If You Go
"Always ... Patsy Cline," which will play at Historic Jordan Springs at 1160 Jordan Springs Road in Stephenson, will run from July 9 through Aug. 1. Evening performances will be July 9-11, 15, 17, 21-24 and 29-31 with dinner at 6 p.m. and a show at 7:30 p.m. Matinees will run July 10-11, 17-18, 24-25, 31 and Aug. 1 with lunch at 12:30 p.m. and the show at 2 p.m. Evening tickets are $65 for dinner and a show and afternoon tickets are $55 for lunch and a show. Tickets for just a show are $35. Some performances are already sold out. For more information, call Historic Jordan Springs at 667-7744.
By Josette Keelor -- email@example.com
STEPHENSON -- Those who love history, theater and the music of Patsy Cline would be "crazy" to miss the upcoming opportunity to catch all three in the same place beginning July 9 at Historic Jordan Springs in Stephenson.
"This is the first time ever partnering with the Wayside Theatre in Middletown," says Colt Nutter, executive director and event producer at Jordan Springs. "We decided to partner with them for a number of reasons."
Jordan Springs owner Tonie Wallace was on the Wayside board for many years, says Nutter, himself also a fan of the stage. Both enjoyed the opportunity to offer a dinner theater at the estate in Frederick County.
"This will hopefully be the first of many [with Wayside]," he says.
The dinner theater, which will run July 9 through Aug. 1, will feature the music of Cline, a Winchester native, and will tell the true story of Cline's friendship with Louise Sager, played by Lori Staley.
"Patsy and Louise met and then became lifelong pen pals," says Wayside director Warner Crocker.
"Always ... Patsy Cline," which Wayside has performed in the past, will feature Nancy O'Bryan, who has performed nationally as Cline and performed with Wayside in last year's "Man of La Mancha."
When Jordan Springs proposed the plan, Wayside jumped on board.
"We are always looking for ways to expand our revenue opportunities," says Crocker. "We need to be able to do multiple productions at multiple times," he says, explaining that when O'Bryan and Staley begin rehearsing next week, the cast at Wayside will also begin rehearsals for "Dead Man's Cell Phone," which begins July 17.
"Both of them should be equally compelling," Crocker says.
He explains that branching out into the community allows the theater to reach people it might not otherwise.
"We sell a lot of single tickets to people who don't normally come to the theater," he says. "Our mission is to do a wide range of opportunities."
With the economy affecting the theater's income, on top of the expense of recent renovations, Wayside looks for chances to branch out, he says.
"A part of our expansion plans ... was to include a small black box theater," he says. "It [the dinner theater] looked like a way to give that a shot."

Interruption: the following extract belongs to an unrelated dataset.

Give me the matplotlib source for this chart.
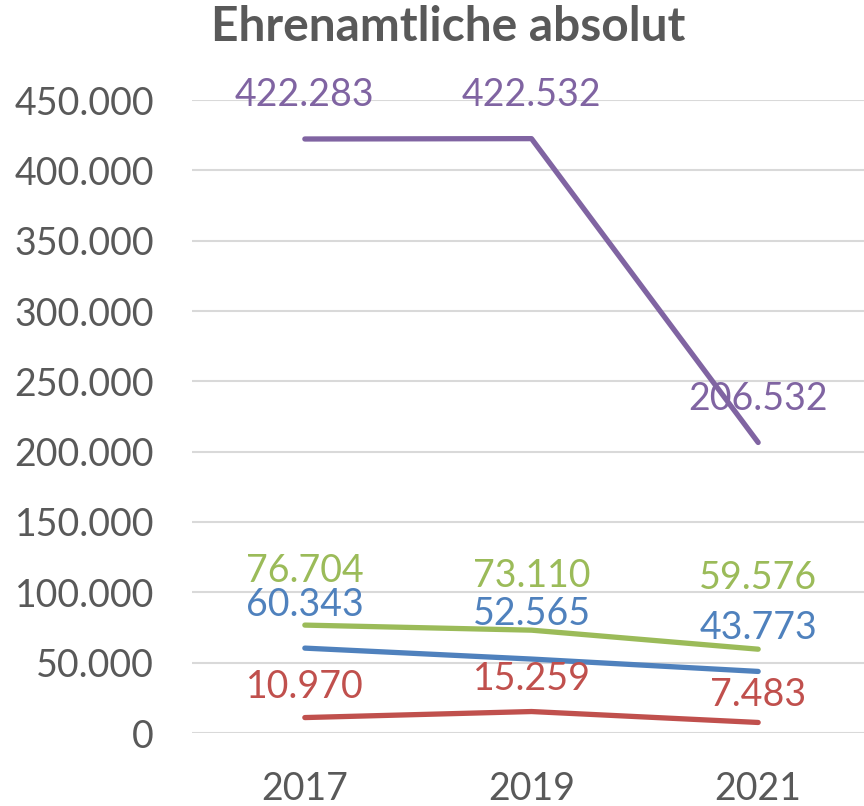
import matplotlib.pyplot as plt
from matplotlib.ticker import FuncFormatter

plt.rcParams['font.family'] = ['Lato', 'DejaVu Sans']

years = ['2017', '2019', '2021']
purple_vals = [422283, 422532, 206532]
green_vals = [76704, 73110, 59576]
blue_vals = [60343, 52565, 43773]
red_vals = [10970, 15259, 7483]

series = [
    (purple_vals, '#8064A2', [44, 44, 43]),
    (green_vals, '#9BBB59', [54, 54, 71]),
    (blue_vals, '#4F81BD', [43, 45, 43]),
    (red_vals, '#C0504D', [31, 33, 27]),
]


def de_fmt(v):
    return f'{int(round(v)):,}'.replace(',', '.')


W, H = 864, 806
fig = plt.figure(figsize=(W / 100, H / 100), dpi=100)
ax = fig.add_axes([191.5 / W, (H - 733) / H, 680 / W, 633 / H])

x = list(range(len(years)))
for vals, col, offs in series:
    ax.plot(x, vals, color=col, lw=3.8, solid_capstyle='round', zorder=3)
    for xi, v, o in zip(x, vals, offs):
        ax.annotate(de_fmt(v), (xi, v), xytext=(0, o), textcoords='offset pixels',
                    ha='center', va='center', color=col, fontsize=27, zorder=4)

ax.set_xlim(-0.5, 2.5)
ax.set_ylim(0, 450000)
ax.set_yticks(range(0, 450001, 50000))
ax.yaxis.set_major_formatter(FuncFormatter(lambda v, p: de_fmt(v)))
ax.set_xticks(x)
ax.set_xticklabels(years)
ax.tick_params(length=0, labelsize=27, labelcolor='#595959')
ax.tick_params(axis='y', pad=27)
ax.tick_params(axis='x', pad=27)
ax.grid(axis='y', color='#D9D9D9', lw=1.5)
ax.set_axisbelow(True)
for s in ax.spines.values():
    s.set_visible(False)

fig.text(448 / W, 1 - 27 / H, 'Ehrenamtliche absolut', ha='center', va='center',
         fontsize=34.5, fontweight='bold', color='#595959')

fig.savefig('out.png', dpi=100)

Besides the actual performance and meal, audience members and the community at large will have more opportunities to participate in the fun.
Nutter describes the plan for "Patsy Cline Sightings" this Tuesday, when O'Bryan will ride around in an antique convertible to seven locations of significance to Cline during her life in Winchester. There she will meet with fans and sign autographs. The first person to arrive at Jordan Springs with a signature from Patsy Cline and deliver it to Nutter will win two tickets for dinner and a show of their choice, Nutter says.

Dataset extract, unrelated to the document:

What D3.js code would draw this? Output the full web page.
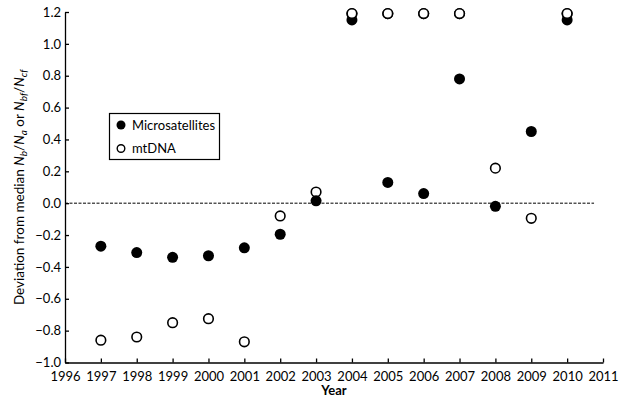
<!DOCTYPE html>
<html><head><meta charset="utf-8">
<script src="https://cdn.jsdelivr.net/npm/d3@7"></script>
<style>body{margin:0;background:#fff}svg{display:block}text{font-family:Lato,"Open Sans",sans-serif}</style>
</head><body><svg id="c" width="628" height="400"></svg>
<script>
const years = [1997,1998,1999,2000,2001,2002,2003,2004,2005,2006,2007,2008,2009,2010];
const microsatellites = [-0.27,-0.31,-0.34,-0.33,-0.28,-0.195,0.015,1.15,0.13,0.06,0.78,-0.02,0.45,1.15];
const mtDNA = [-0.86,-0.84,-0.75,-0.725,-0.87,-0.08,0.07,1.19,1.19,1.19,1.19,0.22,-0.095,1.19];
const xTicks = d3.range(1996,2012);
const yTicks = [-1.0,-0.8,-0.6,-0.4,-0.2,0.0,0.2,0.4,0.6,0.8,1.0,1.2];

const svg = d3.select("#c");
const x = d3.scaleLinear().domain([1996,2011]).range([65,603]);
const y = d3.scaleLinear().domain([-1.0,1.2]).range([362.5,12]);

const fmt = d => (d<0?"\u2212":"") + Math.abs(d).toFixed(1);

const gx = svg.append("g").attr("transform",`translate(0,${y(-1.0)})`)
  .call(d3.axisBottom(x).tickValues(xTicks).tickFormat(d3.format("d")).tickSizeInner(-4).tickSizeOuter(0).tickPadding(9));
const gy = svg.append("g").attr("transform",`translate(${x(1996)},0)`)
  .call(d3.axisLeft(y).tickValues(yTicks).tickFormat(fmt).tickSizeInner(-4).tickSizeOuter(0).tickPadding(4));
[gx,gy].forEach(g=>{
  g.selectAll("path,line").attr("stroke","#000").attr("stroke-width",1.3);
  g.selectAll("text").attr("font-size",13).attr("fill","#000").style("font-family","Lato,'Open Sans',sans-serif");
});

// zero line
svg.append("line").attr("x1",x(1996)).attr("x2",x(2010.75)).attr("y1",y(0)).attr("y2",y(0))
  .attr("stroke","#000").attr("stroke-width",1).attr("stroke-dasharray","3,1.5");

// points
svg.append("g").selectAll("circle").data(years.map((d,i)=>[d,mtDNA[i]])).join("circle")
  .attr("cx",d=>x(d[0])).attr("cy",d=>y(d[1])).attr("r",4.8)
  .attr("fill","#fff").attr("stroke","#000").attr("stroke-width",1.6);
svg.append("g").selectAll("circle").data(years.map((d,i)=>[d,microsatellites[i]])).join("circle")
  .attr("cx",d=>x(d[0])).attr("cy",d=>y(d[1])).attr("r",5.5).attr("fill","#000");

// open circles at the top are drawn over the filled ones in the reference
svg.append("g").selectAll("circle").data(years.map((d,i)=>[d,mtDNA[i]]).filter(d=>d[1]>1.1)).join("circle")
  .attr("cx",d=>x(d[0])).attr("cy",d=>y(d[1])).attr("r",4.8)
  .attr("fill","#fff").attr("stroke","#000").attr("stroke-width",1.6);

// axis titles
svg.append("text").attr("x",(x(1996)+x(2011))/2).attr("y",395).attr("text-anchor","middle")
  .attr("font-size",13).attr("font-weight","bold").text("Year");

const yt = svg.append("text").attr("transform",`translate(24,${(y(-1)+y(1.2))/2}) rotate(-90)`)
  .attr("text-anchor","middle").attr("font-size",13.5);
yt.append("tspan").text("Deviation from median ");
yt.append("tspan").attr("font-style","italic").text("N");
yt.append("tspan").attr("font-style","italic").attr("font-size",10).attr("dy",3).text("b");
yt.append("tspan").attr("dy",-3).text("/");
yt.append("tspan").attr("font-style","italic").text("N");
yt.append("tspan").attr("font-style","italic").attr("font-size",10).attr("dy",3).text("a");
yt.append("tspan").attr("dy",-3).text(" or ");
yt.append("tspan").attr("font-style","italic").text("N");
yt.append("tspan").attr("font-style","italic").attr("font-size",10).attr("dy",3).text("bf");
yt.append("tspan").attr("dy",-3).text("/");
yt.append("tspan").attr("font-style","italic").text("N");
yt.append("tspan").attr("font-style","italic").attr("font-size",10).attr("dy",3).text("cf");

// legend
const lg = svg.append("g");
lg.append("rect").attr("x",109.5).attr("y",113.5).attr("width",110).attr("height",46)
  .attr("fill","#fff").attr("stroke","#000").attr("stroke-width",1.2);
lg.append("circle").attr("cx",121).attr("cy",125).attr("r",4.5).attr("fill","#000");
lg.append("circle").attr("cx",121).attr("cy",148.5).attr("r",3.8).attr("fill","#fff").attr("stroke","#000").attr("stroke-width",1.4);
lg.append("text").attr("x",132).attr("y",125).attr("dy","0.35em").attr("font-size",13).text("Microsatellites");
lg.append("text").attr("x",132).attr("y",148.5).attr("dy","0.35em").attr("font-size",13).text("mtDNA");
</script></body></html>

A Sing-a-Like at 6:30 p.m. on July 10 will offer a lucky Patsy Cline devotee the opportunity to sing on-stage with O'Bryan during a performance.
"It will be a judged competition," Crocker says. Anyone who thinks she sings like Cline is invited to participate, he says.
Celebrating Patsy Cline is also on board, Crocker says. The local organization will provide relics from Cline's life for viewing as part of the dinner theater.
"Patsy Cline, I think, is something that people both locally and from all over ... have a great affinity for Patsy and her music," he says.
He is excited to work again with O'Bryan.
"We've not had her in the role before," he says. He had not realized, when O'Bryan earned the role of Aldonza in "Man of La Mancha," that she makes her living playing Cline around the country.
"It was kind of natural for us to ask her to join us in this venture," he says.
"[This is] really an experiment, if you will, to find out if the concept works," he says. "We've really got three valley organizations working together here for the success [of the show], which I think is very exciting."